En Cúcuta creen que todos los atracos, las muertes y las desapariciones que vive a diario esta periférica ciudad son obra de los venezolanos. Si fuera por ellos se pondría un muro justo donde está el puente internacional Simón Bolívar. En este año cuando Maduro, por intentar controlar el acaparamiento que comerciantes residentes en Colombia hacen de los alimentos subvencionados por el chavismo, cerró la frontera, la delincuencia, el desempleo y el hambre fueron los fantasmas que se paseaban por las cada vez más desoladas calles cucuteñas en las últimas navidades, época en que el comercio de la ciudad estallaba, antes de 1983, por la invasión de venezolanos que venían, con bolívares en la mano, a arrasar con los supermercados y almacenes de ropa.
Claro que los necesitamos y la deuda que tenemos con ellos es enorme.

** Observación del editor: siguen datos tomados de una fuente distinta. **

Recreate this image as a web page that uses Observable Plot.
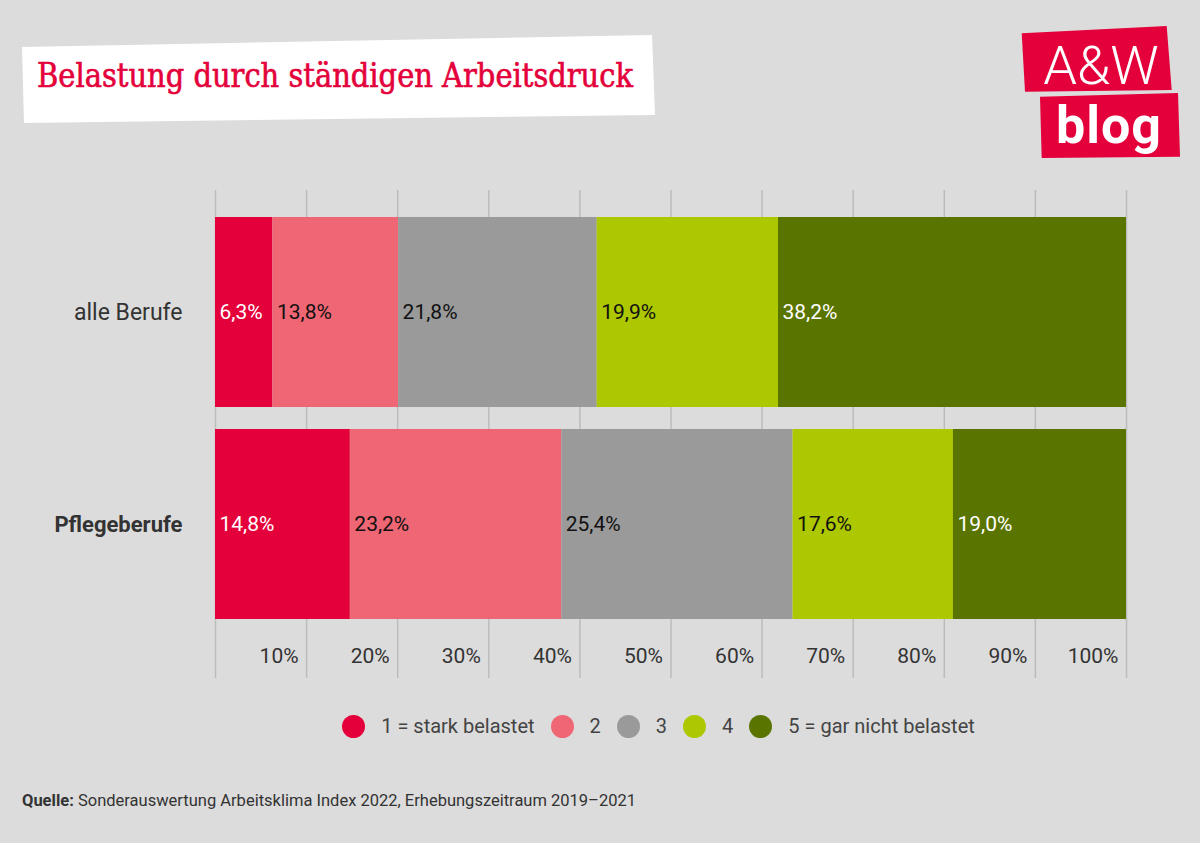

Si el cucuteño en los ochenta y noventa pudo hacer realidad su pueblerino sueño de tener un carro fue gracias a las facilidades que se encontraba para adquirir uno en San Antonio o San Cristóbal. Si veíamos a Maradona hacer historia con el Nápoles fue porque Venezolana de Televisión transmitía sus partidos; si desde Bogotá venían los coleccionistas de música a comprar discos de Eddie Palmieri, John Coltrane o King Crisom en los años setenta, era porque se conseguían en San Antonio; si Cúcuta ha tenido alguna importancia es porque tenemos a Venezuela al lado.
Y ahora, de un momento a otro, movidos por el más obtuso de los patrioterismos, decimos que no la necesitamos. Somos ciudad de frontera y, para bien y para mal, nuestra economía y nuestra idiosincrasia depende de ese intercambio perenne que existe entre dos países vecinos. No hay que sonrojarnos: los cucuteños mayores de 30 nos sabemos de memoria el himno de Venezuela porque crecimos viendo Radio Caracas y Venevisión. Tenemos dichos, sabores, canciones que nadie más en Colombia conoce porque en el fondo somos más venecos que chibchas. Ahora los despreciamos, nos burlamos de ellos, como si nosotros, solo por tener un modelo neoliberal que ha convencido a los pobres de que algún día van a llegar a ser ricos, fuéramos mejores que los venezolanos.
Esa horda que volvió a revitalizar el moribundo comercio cucuteño
eran los ricos de San Cristóbal y Mérida que vinieron a buscar
lo que los especuladores colombianos acapararon durante meses
Las niñas prepago de Cúcuta, que cada vez son más y ocupan puestos importantísimos en bancos, empresas privadas y hasta en la alcaldía y la gobernación, van a Venezuela a hacerse las operaciones estéticas porque allá es más barato y sale mejor. Al cruzar la frontera con sus tetas relucientes y sus curvas nuevas, exhiben la xenofobia y el arribismo propio de una mujer adicta a las lipos. Esa empresita que es su cuerpo, también ha salido beneficiada con el chavismo.
No soy tan estúpido como para defender la abúlica y resentida revolución bolivariana. Hasta allá no me llega el mamertismo. Pero decir que esos 20 000 venezolanos que el domingo pasado cruzaron la frontera se estaban muriendo de hambre es un despropósito. Esa horda que volvió a revitalizar el moribundo comercio cucuteño eran los ricos de San Cristóbal, de Mérida, que venían a buscar las caraotas y las servilletas que los especuladores colombianos acapararon durante meses. Vean las fotos, la mayoría son blanquitos, rubios, bonitos, como son los ricos en Venezuela, como son los ricos en todas partes.
Bienvenidos siempre que quieran saltar el muro, los necesitamos y tenemos que decirlo, necesitamos a los venezolanos para no morirnos de hambre, ese es el orden natural de las cosas y sí, hay que crear industria, hay que ser autosuficientes, pero para serlo es mucho más fácil si se abre la frontera. Nosotros los cucuteños sabemos que Venezuela nos ha dado más que Colombia. A mí, por ejemplo, no me da pena reconocerlo.